Hershey Industrial was a boarding school, not unlike the Church Farm School. Boys were to do chores as well as get an education. This included milking the cows twice each day. These boys only came home for a brief period at Christmas break and then for the summer months. We were to become friends for that summer taking turns playing at each other’s home. My mom, probably concerned about my lack of companions, even allowed me to walk along the highway to their place as long as I stayed on our side and well away from the traffic. I remained banned from cresting the hill behind us, though.
The Autocar company homes were upon a steep embankment next to the Autocar plant. There 
was some sort of dug out tunnel; a big hole actually, atop the embankment we climbed into and pretended was a cave or fort or secret hideout. I don’t know who put it there. The boys claimed they had, but that seems unlikely. The structure was too well designed for boys as young as we were to have constructed. I say it was a hole, but it actually wasn’t open where one might stumble across it and fall in. There was a wooden barrier across the opening that could be slid aside for entry and inside was a wooded ladder, almost steps, built into the dirt. I don’t remember if there was anything else inside, only that it went down several feet and widened into an underground room. We would run back and forth along the edge of the hill playing the usual games of boyhood, war or Cowboys and Indians, anything where you chase each other a lot and pretend to shoot guns. At times we would duck into the hole and call it a fort or our hideout or whatever suited our imagination at the moment. Their sister was the youngest and stayed in with her mom most of the time. She never joined in our rough games or went down the hole.

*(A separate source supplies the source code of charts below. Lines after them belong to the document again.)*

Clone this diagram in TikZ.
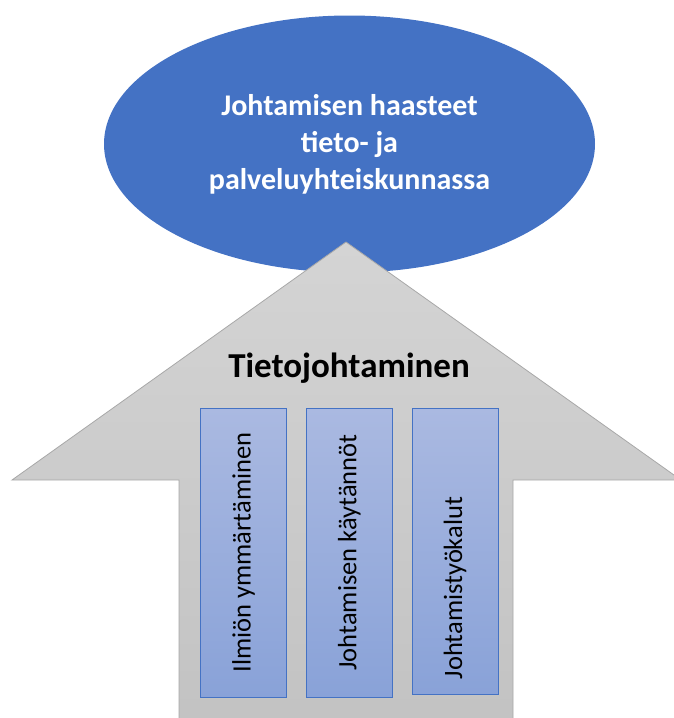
\documentclass[tikz,border=0pt]{standalone}
\usepackage{fontspec}
\setmainfont{Carlito}
\usetikzlibrary{shapes.geometric,positioning}
\definecolor{tjBlue}    {HTML}{4472C4}
\definecolor{tjGreyTop} {HTML}{D4D4D4}
\definecolor{tjGreyBot} {HTML}{C2C2C2}
\definecolor{tjGreyLine}{HTML}{A8A8A8}
\definecolor{tjBoxTop}  {HTML}{AAB9E1}
\definecolor{tjBoxBot}  {HTML}{89A2D8}

\begin{document}
\begin{tikzpicture}[x=1pt,y=-1pt,
    pillar/.style={draw=tjBlue,line width=0.8pt,top color=tjBoxTop,bottom color=tjBoxBot,
      minimum width=86pt,minimum height=289pt,inner sep=0},
    pillartext/.style={rotate=90,inner sep=0,font=\fontsize{26.5}{30}\selectfont}]
    \useasboundingbox (0,0) rectangle (674,718);
    \clip (0,0) rectangle (674,718);
    \node[ellipse,fill=tjBlue,minimum width=491pt,minimum height=257pt,inner sep=0] (goal) at (349.5,144) {};
    \node[align=center,text=white,font=\fontsize{30}{37}\selectfont\bfseries] (goaltext) at (goal.center)
      {Johtamisen haasteet\\tieto- ja\\palveluyhteiskunnassa};
    % the big arrow
    \path[draw=tjGreyLine,line width=0.8pt,top color=tjGreyTop,bottom color=tjGreyBot]
      (346,242) -- (681,480) -- (513,480) -- (513,740) -- (179,740) -- (179,480) -- (12,480) -- cycle;
    \node[font=\fontsize{35}{40}\selectfont\bfseries] (tj) at (349,368) {Tietojohtaminen};
    \node[pillar] (p1) at (243.5,552.5) {};
    \node[pillar,right=19pt of p1] (p2) {};
    \node[pillar,minimum height=286pt,right=19pt of p2.north east,anchor=north west] (p3) {};
    \node[pillartext] (t1) at (p1.center) {Ilmiön ymmärtäminen};
    \node[pillartext] (t2) at (p2.center) {Johtamisen käytännöt};
    \node[pillartext,xshift=-37pt] (t3) at (p3.center) {Johtamistyökalut};
  \end{tikzpicture}
\end{document}
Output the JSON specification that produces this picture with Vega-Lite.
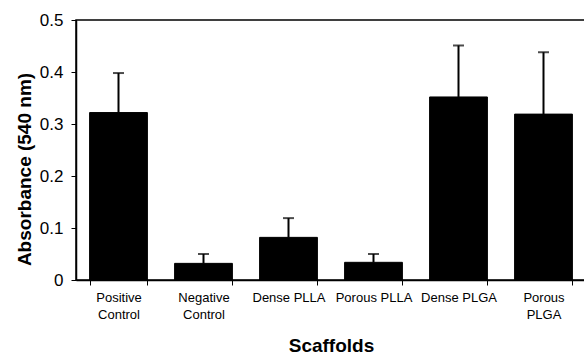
{
  "$schema": "https://vega.github.io/schema/vega-lite/v6.json",
  "width": 510,
  "height": 260,
  "autosize": {"type": "none"},
  "padding": {"left": 76, "top": 20, "right": 0, "bottom": 74},
  "background": "white",
  "config": {
    "font": "Liberation Sans",
    "view": {"stroke": "black", "strokeWidth": 1.5},
    "axis": {"domainColor": "black", "tickColor": "black", "labelColor": "black", "titleColor": "black", "grid": false, "domainWidth": 1.5, "tickWidth": 1}
  },
  "data": {
    "values": [
      {"scaffold": "Positive Control", "absorbance": 0.322, "upper": 0.398},
      {"scaffold": "Negative Control", "absorbance": 0.032, "upper": 0.05},
      {"scaffold": "Dense PLLA", "absorbance": 0.082, "upper": 0.119},
      {"scaffold": "Porous PLLA", "absorbance": 0.034, "upper": 0.05},
      {"scaffold": "Dense PLGA", "absorbance": 0.352, "upper": 0.451},
      {"scaffold": "Porous PLGA", "absorbance": 0.319, "upper": 0.438}
    ]
  },
  "encoding": {
    "x": {
      "field": "scaffold", "type": "nominal", "sort": null,
      "scale": {"paddingInner": 0.32, "paddingOuter": 0.16},
      "axis": {
        "title": "Scaffolds", "titleFontSize": 19, "titleFontWeight": "bold",
        "titleY": 71, "titleBaseline": "alphabetic",
        "labelAngle": 0, "labelFontSize": 13, "labelLineHeight": 17, "labelPadding": 6,
        "tickBand": "extent", "tickSize": 5,
        "labelExpr": "!isString(datum.value) ? '' : (indexof(['Dense PLLA','Porous PLLA','Dense PLGA'], datum.value) >= 0 ? datum.value : split(datum.value, ' '))"
      }
    }
  },
  "layer": [
    {
      "mark": {"type": "bar", "color": "black", "stroke": "black", "strokeWidth": 1},
      "encoding": {
        "y": {
          "field": "absorbance", "type": "quantitative",
          "scale": {"domain": [0, 0.5], "nice": false},
          "axis": {
            "title": "Absorbance (540 nm)", "titleFontSize": 19, "titleFontWeight": "bold",
            "titleX": -52, "titleY": 149, "titleAngle": -90, "titleAlign": "center", "titleBaseline": "middle",
            "values": [0, 0.1, 0.2, 0.3, 0.4, 0.5], "labelFontSize": 17, "labelPadding": 8, "tickSize": 5,
            "labelExpr": "datum.value == 0 ? '0' : format(datum.value, '.1f')"
          }
        }
      }
    },
    {
      "mark": {"type": "rule", "color": "black", "strokeWidth": 2},
      "encoding": {
        "y": {"field": "absorbance", "type": "quantitative"},
        "y2": {"field": "upper"}
      }
    },
    {
      "mark": {"type": "tick", "color": "black", "size": 11, "thickness": 2},
      "encoding": {
        "y": {"field": "upper", "type": "quantitative"}
      }
    }
  ]
}
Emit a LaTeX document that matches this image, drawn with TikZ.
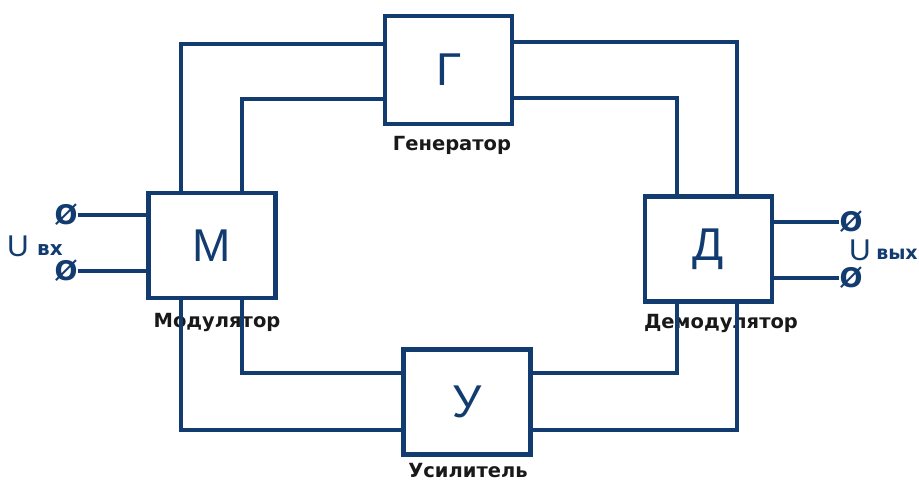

Loose gravel covered the embankment slope. Embankments were never good to me.
In Mrs. Helms’ Kindergarten we had a project. It was a simple thing, to make paperweights out of coal. To get our material, Mrs. Helms took us on a field trip to the rail yard behind the Downingtown Train Station. There was a lot of loose coal along the rails. We picked up large chunks to take back with us. While we were there we went up into a field beyond the tracks. Don’t ask me why, I don’t remember. I do know I was running along side the embankment overlooking the train tracks and slipped. I fell forward into a barbwire fence and one of the barbs pierced and tore my left cheek. I’m sure there was blood and tears. It left me with a one-inch scar on that side of my face. It was like the sword scars the Old Prussian aristocracy wore as a badge of honor, and it didn’t completely fade away until I was middle age.
Apparently, Mrs. Helms patched me up. I didn’t get stitches. I don’t know if I got a tetanus
shot, I think not, but I didn’t get tetanus either. I completed my paperweight project and I have the piece of coal I dabbed with orange paint and lacquered sitting on my desk as I key this.
Now at Glenloch I once again slipped running along the edge of an embankment. I fell forward, but there was no fence to catch me. I slid down the length of the slope to the pavement of the driveway below. I was a bit stunned. I sat up and my left hand tingled. I looked and that hand was totally covered in blood.
I didn’t want anyone to see my hand. It embarrassed me for some reason. Kid’s minds work in mysterious ways. I stuck my hand in my pocket and tried to act as if nothing was wrong and then I went down the hole to hide. The older of my friends caught a glimpse of blood on my wrist and insisted I see his mother. We went in his home and she made me take my hand out. She gasped when she saw all the blood. She washed my hand off. I had a long gash in the center of the palm. I must have cut it on one of the stones during my slide. She slathered my palm with Mercurochrome, a common household antiseptic during my childhood. You couldn’t tell what condition my hand was in because the Mercurochrome stained it red and you couldn’t tell the blood from the cure. In more recent times the United States Government removed Mercurochrome from distribution in America as a potential mercury poisoning threat (something they should consider about those curlicue light bulbs they are forcing us to use).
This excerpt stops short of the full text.